- Pitcher
- Born: December 28, 1994 (age 31) Weston, Florida, U.S.
- Bats: RightThrows: Right

= Dean Pelman =

Israeli-American baseball player (born 1995)

Dean Pelman (born 1995) is an Israeli-American free agent professional baseball pitcher. He plays for the Israel National Baseball Team. He pitched for Team Israel at the 2019 European Baseball Championship. He also pitched for the team at the Africa/Europe 2020 Olympic Qualification tournament in Italy in September 2019, which Israel won to qualify to play baseball at the 2020 Summer Olympics in Tokyo.

==High school and college==
Pelman was born in Weston, Florida, and is Jewish.
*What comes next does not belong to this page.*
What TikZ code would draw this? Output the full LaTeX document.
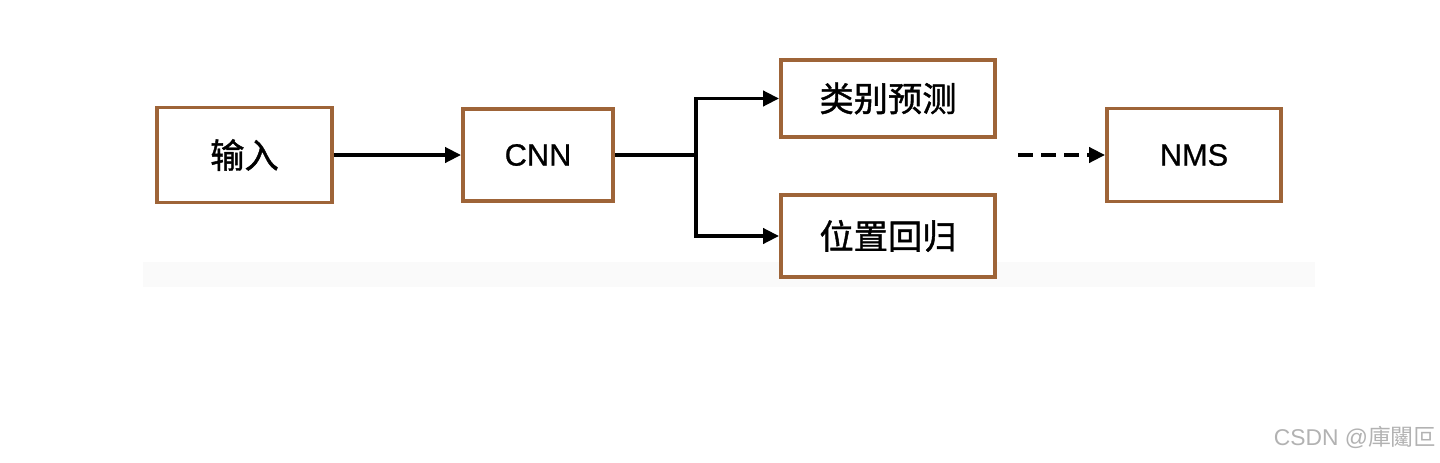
\documentclass[tikz,border=0pt]{standalone}
\usepackage{fontspec}
\setmainfont{Liberation Sans}
\newfontfamily\cjk{Noto Sans CJK SC}[FakeBold=1.2]
\newfontfamily\latn{Liberation Sans}[FakeBold=0.8]
\newfontfamily\cjktc{Noto Sans CJK TC}
\usetikzlibrary{positioning}
\usetikzlibrary{calc}
\usetikzlibrary{arrows.meta}
\definecolor{boxbrown}{RGB}{158,100,56}

\begin{document}
\begin{tikzpicture}[x=0.02cm, y=-0.02cm,
    stage/.style={draw=boxbrown, line width=2.2pt, fill=white, inner sep=0pt, font=\fontsize{19.5}{22}\selectfont\cjk},
    latin/.style={font=\fontsize{17.5}{20}\selectfont\latn},
    flow/.style={line width=2.2pt, -{Triangle[length=0.32cm, width=0.3cm]}}]
    \useasboundingbox (0,0) rectangle (1440,463);
    \fill[black!2] (143,262) rectangle (1315,287);

    \node[stage, minimum width=3.5cm, minimum height=1.9cm] (in) at (244.5,155) {输入};
    \node[stage, latin, minimum width=3.0cm, minimum height=1.84cm] (cnn) at (538,155) {CNN};
    \node[stage, minimum width=4.28cm, minimum height=1.54cm] (cls) at (888,98.5) {类别预测};
    \node[stage, minimum width=4.28cm, minimum height=1.64cm] (reg) at (888,236) {位置回归};
    \node[stage, latin, minimum width=3.48cm, minimum height=1.86cm] (nms) at (1194,155) {NMS};
    \coordinate (j) at (696,155);
    \coordinate (d) at (1018,155);

    \draw[flow] (in.east) -- (cnn.west);
    \draw[line width=2.2pt] (cnn.east) -- (j);
    \draw[flow] (j) |- (cls.west);
    \draw[flow] (j) |- (reg.west);
    \draw[flow, dash pattern=on 0.3cm off 0.16cm] (d) -- (nms.west);

    \node[anchor=east, text=black!30, font=\fontsize{13}{15}\selectfont, inner sep=0pt] (mark) at (1437,437) {CSDN @{\cjktc 庫闥叵}};
\end{tikzpicture}
\end{document}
In 2012 he was throwing a 91 mile per hour fastball. He attended American Heritage High School, class of 2013, in Plantation, Florida, where he was a Rawlings/Perfect Game Preseason Florida Region Second Team before his senior year, and was ranked the No. 31 Perfect Game right-hander in Florida in the Class of 2013 Final Rankings. In 2013 he was throwing a 93 mph fastball.

In 2015 he pitched at Polk State College. Pelman enrolled at the University of Florida, where he majored in Social and Behavioral Sciences and pitched for Florida Gators.

==Team Israel==
Pelman competed on the Israel national baseball team for qualification for the 2020 Olympics.
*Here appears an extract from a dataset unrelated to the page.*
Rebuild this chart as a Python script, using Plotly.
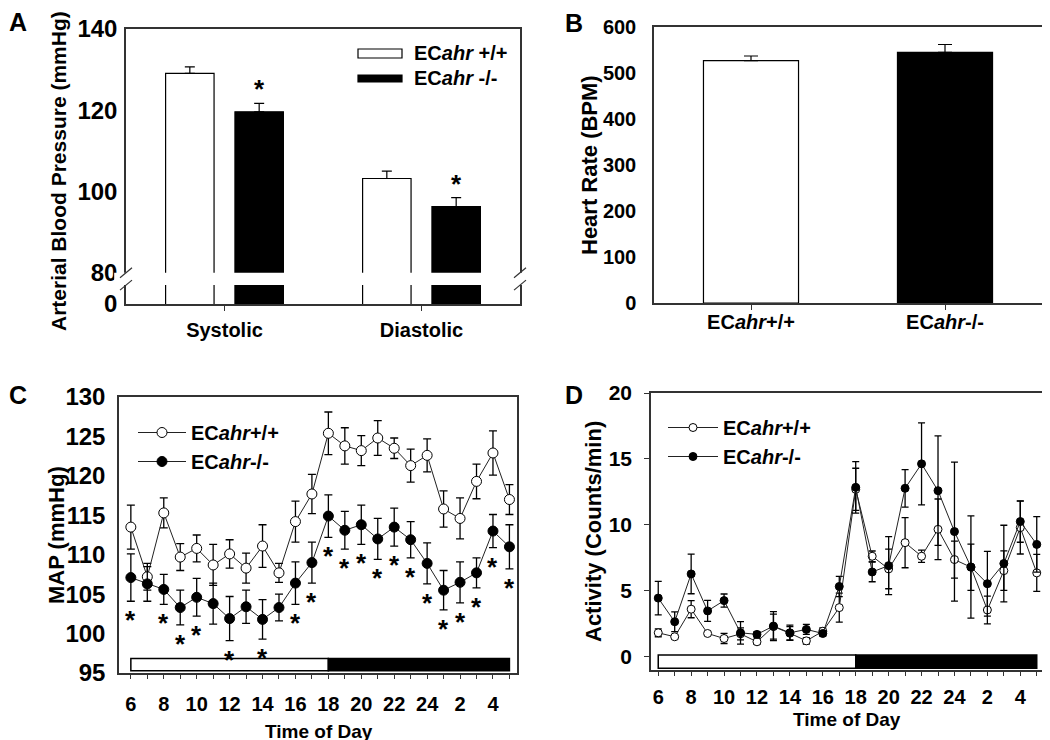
import plotly.graph_objects as go

W, H = 1050, 740
OFF = 8  # page body margin of the rendered html
FONT = "Arial, Liberation Sans, sans-serif"

# ---------------- Panel A: arterial blood pressure ----------------
bp_categories = ["Systolic", "Diastolic"]
bp_wt = [129.1, 103.2]
bp_wt_err = [1.6, 1.8]
bp_ko = [119.6, 96.3]
bp_ko_err = [2.1, 2.2]
bp_sig = [1, 1]
bp_tickvals = [72.3, 80, 100, 120, 140]
bp_ticktext = ["0", "80", "100", "120", "140"]

# ---------------- Panel B: heart rate ----------------
hr_groups = ["EC<i>ahr</i>+/+", "EC<i>ahr</i>-/-"]
hr_values = [527, 545]
hr_err = [10, 17]

# ---------------- Time axis (C, D) ----------------
hours = [6, 7, 8, 9, 10, 11, 12, 13, 14, 15, 16, 17, 18, 19, 20, 21, 22, 23, 24, 1, 2, 3, 4, 5]
hour_labels = [str(h) if i % 2 == 0 else "" for i, h in enumerate(hours)]
light_start, dark_start, period_end = 0, 12, 23

# ---------------- Panel C: MAP ----------------
map_wt = [113.5, 107.2, 115.3, 109.7, 110.8, 108.7, 110.1, 108.3, 111.1, 107.7, 114.2, 117.7,
          125.4, 123.8, 123.2, 124.8, 123.5, 121.3, 122.6, 115.8, 114.6, 119.3, 122.9, 117.0]
map_wt_err = [2.8, 1.7, 1.9, 1.7, 1.7, 2.6, 1.8, 1.9, 2.7, 1.2, 2.6, 2.5,
              2.7, 2.3, 1.9, 2.2, 1.3, 2.1, 2.1, 2.3, 2.6, 2.2, 2.8, 1.9]
map_ko = [107.1, 106.3, 105.6, 103.3, 104.6, 103.8, 101.9, 103.4, 101.8, 103.3, 106.4, 109.0,
          114.9, 113.1, 113.8, 112.0, 113.5, 111.9, 108.9, 105.5, 106.5, 107.7, 113.0, 111.0]
map_ko_err = [3.0, 2.2, 1.9, 2.2, 2.4, 2.6, 2.8, 2.1, 2.5, 1.7, 2.7, 2.6,
              2.7, 2.4, 2.5, 2.6, 2.4, 2.3, 2.6, 2.5, 2.6, 1.9, 2.1, 2.8]
map_sig = [1, 0, 1, 1, 1, 0, 1, 0, 1, 0, 1, 1, 1, 1, 1, 1, 1, 1, 1, 1, 1, 1, 1, 1]

# ---------------- Panel D: activity ----------------
act_wt = [1.83, 1.53, 3.62, 1.78, 1.40, 1.75, 1.15, 2.30, 1.80, 1.22, 1.95, 3.74,
          12.70, 7.63, 6.67, 8.66, 7.63, 9.67, 7.38, 6.80, 3.56, 6.54, 9.80, 6.37]
act_wt_err = [0.30, 0.15, 0.65, 0.15, 0.38, 0.45, 0.20, 0.95, 0.50, 0.25, 0.25, 1.10,
              1.60, 0.40, 1.50, 1.90, 0.46, 2.30, 1.40, 1.75, 1.05, 1.50, 2.00, 1.40]
act_ko = [4.46, 2.67, 6.29, 3.49, 4.27, 1.83, 1.71, 2.34, 1.83, 2.09, 1.78, 5.34,
          12.85, 6.44, 6.92, 12.78, 14.63, 12.60, 9.50, 6.82, 5.55, 7.08, 10.26, 8.53]
act_ko_err = [1.27, 0.75, 1.50, 0.80, 0.50, 0.85, 0.20, 1.10, 0.58, 0.38, 0.20, 0.77,
              1.95, 0.74, 2.20, 1.42, 3.10, 4.15, 5.27, 3.87, 2.45, 2.90, 1.57, 2.10]

wt_name = "EC<i>ahr</i>+/+"
ko_name = "EC<i>ahr</i>-/-"


def px(x):
    return (x - OFF) / W


def py(y):
    return 1 - (y - OFF) / H


AX = "#333333"
fig = go.Figure()

# ---- A bars ----
fig.add_trace(go.Bar(x=bp_categories, y=bp_wt, width=0.246, offset=-0.299,
                     marker=dict(color="white", line=dict(color="black", width=1.2)),
                     error_y=dict(type="data", array=bp_wt_err, arrayminus=[0] * len(bp_wt),
                                  symmetric=False, color="black", thickness=1.2, width=5),
                     xaxis="x", yaxis="y", showlegend=False))
fig.add_trace(go.Bar(x=bp_categories, y=bp_ko, width=0.246, offset=0.053,
                     marker=dict(color="black", line=dict(color="black", width=1.2)),
                     error_y=dict(type="data", array=bp_ko_err, arrayminus=[0] * len(bp_ko),
                                  symmetric=False, color="black", thickness=1.2, width=5),
                     xaxis="x", yaxis="y", showlegend=False))

# ---- B bars ----
fig.add_trace(go.Bar(x=hr_groups, y=hr_values, width=0.49,
                     marker=dict(color=["white", "black"], line=dict(color="black", width=1.2)),
                     error_y=dict(type="data", array=hr_err, arrayminus=[0] * len(hr_err),
                                  symmetric=False, color="black", thickness=1.2, width=7),
                     xaxis="x2", yaxis="y2", showlegend=False))

idx = list(range(len(hours)))

# ---- C lines ----
fig.add_trace(go.Scatter(x=idx, y=map_wt, mode="lines+markers", name=wt_name,
                         line=dict(color="#222222", width=1),
                         marker=dict(symbol="circle", size=10, color="white",
                                     line=dict(color="black", width=1)),
                         error_y=dict(type="data", array=map_wt_err, color="black",
                                      thickness=1.3, width=4),
                         xaxis="x3", yaxis="y3", legend="legend"))
fig.add_trace(go.Scatter(x=idx, y=map_ko, mode="lines+markers", name=ko_name,
                         line=dict(color="#222222", width=1),
                         marker=dict(symbol="circle", size=10, color="black",
                                     line=dict(color="black", width=1)),
                         error_y=dict(type="data", array=map_ko_err, color="black",
                                      thickness=1.3, width=4),
                         xaxis="x3", yaxis="y3", legend="legend"))

# ---- D lines ----
fig.add_trace(go.Scatter(x=idx, y=act_wt, mode="lines+markers", name=wt_name,
                         line=dict(color="#222222", width=1),
                         marker=dict(symbol="circle", size=8, color="white",
                                     line=dict(color="black", width=1)),
                         error_y=dict(type="data", array=act_wt_err, color="black",
                                      thickness=1.3, width=3.5),
                         xaxis="x4", yaxis="y4", legend="legend2"))
fig.add_trace(go.Scatter(x=idx, y=act_ko, mode="lines+markers", name=ko_name,
                         line=dict(color="#222222", width=1),
                         marker=dict(symbol="circle", size=8, color="black",
                                     line=dict(color="black", width=1)),
                         error_y=dict(type="data", array=act_ko_err, color="black",
                                      thickness=1.3, width=3.5),
                         xaxis="x4", yaxis="y4", legend="legend2"))

shapes = []
annotations = []

# ---- A broken axis ----
shapes.append(dict(type="rect", xref="x domain", yref="y", x0=-0.03, x1=1.03, y0=76.95, y1=80,
                   fillcolor="white", line=dict(width=0), layer="above"))
for xa in (0, 1):
    for ya in (80, 76.95):
        shapes.append(dict(type="line", xref="x domain", yref="y", xsizemode="pixel",
                           ysizemode="pixel", xanchor=xa, yanchor=ya, x0=-6, x1=6, y0=-5, y1=5,
                           line=dict(color=AX, width=1.2), layer="above"))

# ---- A significance ----
for i, s in enumerate(bp_sig):
    if s:
        annotations.append(dict(x=i + 0.176, y=bp_ko[i] + bp_ko_err[i], xref="x", yref="y",
                                text="*", showarrow=False, yanchor="middle", yshift=14,
                                font=dict(size=26, color="black")))

# ---- A legend (manual swatches) ----
shapes.append(dict(type="rect", xref="paper", yref="paper", x0=px(358), x1=px(402),
                   y0=py(58), y1=py(49), fillcolor="white", line=dict(color="black", width=1.2)))
shapes.append(dict(type="rect", xref="paper", yref="paper", x0=px(358), x1=px(402),
                   y0=py(82), y1=py(75), fillcolor="black", line=dict(color="black", width=1.2)))
annotations.append(dict(x=px(412), y=py(53.5), xref="paper", yref="paper", xanchor="left",
                        yanchor="middle", text="EC<i>ahr</i> +/+", showarrow=False,
                        font=dict(size=20, color="black")))
annotations.append(dict(x=px(412), y=py(78.5), xref="paper", yref="paper", xanchor="left",
                        yanchor="middle", text="EC<i>ahr</i> -/-", showarrow=False,
                        font=dict(size=20, color="black")))

# ---- C significance ----
for i, s in enumerate(map_sig):
    if s:
        annotations.append(dict(x=i, y=map_ko[i] - map_ko_err[i] - 1.65, xref="x3", yref="y3",
                                text="*", showarrow=False, yanchor="middle", yshift=-6,
                                font=dict(size=26, color="black")))

# ---- light / dark bars ----
for xr, yr, y0, y1 in (("x3", "y3", 95.3, 96.85), ("x4", "y4", -0.85, 0.15)):
    shapes.append(dict(type="rect", xref=xr, yref=yr, x0=light_start, x1=dark_start,
                       y0=y0, y1=y1, fillcolor="white", line=dict(color="black", width=1.5)))
    shapes.append(dict(type="rect", xref=xr, yref=yr, x0=dark_start, x1=period_end,
                       y0=y0, y1=y1, fillcolor="black", line=dict(color="black", width=1.5)))

# ---- panel letters ----
for letter, x, y in (("A", 18, 22), ("B", 574, 23), ("C", 18, 395), ("D", 574, 395)):
    annotations.append(dict(x=px(x), y=py(y), xref="paper", yref="paper", text=letter,
                            showarrow=False, xanchor="center", yanchor="middle",
                            font=dict(size=25, color="black")))

# ---- axis titles ----
for text, x, y, fs in (("Arterial Blood Pressure (mmHg)", 59, 171, 21),
                       ("Heart Rate (BPM)", 590, 165, 22),
                       ("MAP (mmHg)", 56, 535, 22), ("Activity (Counts/min)", 593, 532, 22)):
    annotations.append(dict(x=px(x), y=py(y), xref="paper", yref="paper", text=text,
                            textangle=-90, showarrow=False, xanchor="center", yanchor="middle",
                            font=dict(size=fs, color="black")))
for x, y in ((319, 731), (847, 719)):
    annotations.append(dict(x=px(x), y=py(y), xref="paper", yref="paper", text="Time of Day",
                            showarrow=False, xanchor="center", yanchor="middle",
                            font=dict(size=19, color="black")))

common = dict(showline=True, linecolor=AX, linewidth=1.5, mirror=True, showgrid=False,
              zeroline=False, automargin=False)

fig.update_layout(
    template="none",
    width=W, height=H, margin=dict(l=0, r=0, t=0, b=0, pad=0),
    paper_bgcolor="white", plot_bgcolor="white",
    font=dict(family=FONT, color="black", weight="bold"),
    barmode="overlay",
    xaxis=dict(domain=[px(126), px(520)], anchor="y", type="category", range=[-0.5, 1.5],
               ticks="outside", ticklen=5, tickcolor=AX, tickfont=dict(size=20),
               ticklabelstandoff=2, **common),
    yaxis=dict(domain=[py(304), py(29)], anchor="x", range=[72.3, 140],
               tickvals=bp_tickvals, ticktext=bp_ticktext, ticks="", tickfont=dict(size=24),
               ticklabelstandoff=2, **common),
    xaxis2=dict(domain=[px(654), px(1042)], anchor="y2", type="category", range=[-0.5, 1.5],
                ticks="outside", ticklen=5, tickcolor=AX, tickfont=dict(size=20),
                ticklabelstandoff=-5, **common),
    yaxis2=dict(domain=[py(303), py(27)], anchor="x2", range=[0, 600], dtick=100,
                ticks="", tickfont=dict(size=20), ticklabelstandoff=12, **common),
    xaxis3=dict(domain=[px(119), px(517)], anchor="y3", range=[-0.72, 23.46],
                tickvals=idx, ticktext=hour_labels, ticks="outside", ticklen=4, tickcolor=AX,
                tickfont=dict(size=20), ticklabelstandoff=8, **common),
    yaxis3=dict(domain=[py(673), py(397)], anchor="x3", range=[95, 130], dtick=5,
                ticks="", tickfont=dict(size=24), ticklabelstandoff=7, **common),
    xaxis4=dict(domain=[px(651), px(1043)], anchor="y4", range=[-0.44, 23.38],
                tickvals=idx, ticktext=hour_labels, ticks="outside", ticklen=5, tickcolor=AX,
                tickfont=dict(size=20), ticklabelstandoff=4, **common),
    yaxis4=dict(domain=[py(669.5), py(393)], anchor="x4", range=[-0.95, 20], dtick=5,
                ticks="outside", ticklen=5, tickcolor=AX, tickfont=dict(size=21),
                ticklabelstandoff=8, **common),
    legend=dict(x=px(133), y=py(413), xanchor="left", yanchor="top", bgcolor="rgba(0,0,0,0)",
                font=dict(size=20, color="black"), itemwidth=48, tracegroupgap=0,
                borderwidth=0),
    legend2=dict(x=px(663), y=py(408), xanchor="left", yanchor="top", bgcolor="rgba(0,0,0,0)",
                 font=dict(size=20, color="black"), itemwidth=50, tracegroupgap=0,
                 borderwidth=0),
    showlegend=True,
    shapes=shapes,
    annotations=annotations,
)

fig.write_html("out.html")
He pitched for Team Israel at the 2019 European Baseball Championship, in which Pelman made three relief appearances and pitched three innings in which he gave up six earned runs. He also pitched for the team at the Africa/Europe 2020 Olympic Qualification tournament in Italy in September 2019, which Israel won to qualify to play baseball at the 2020 Summer Olympics in Tokyo.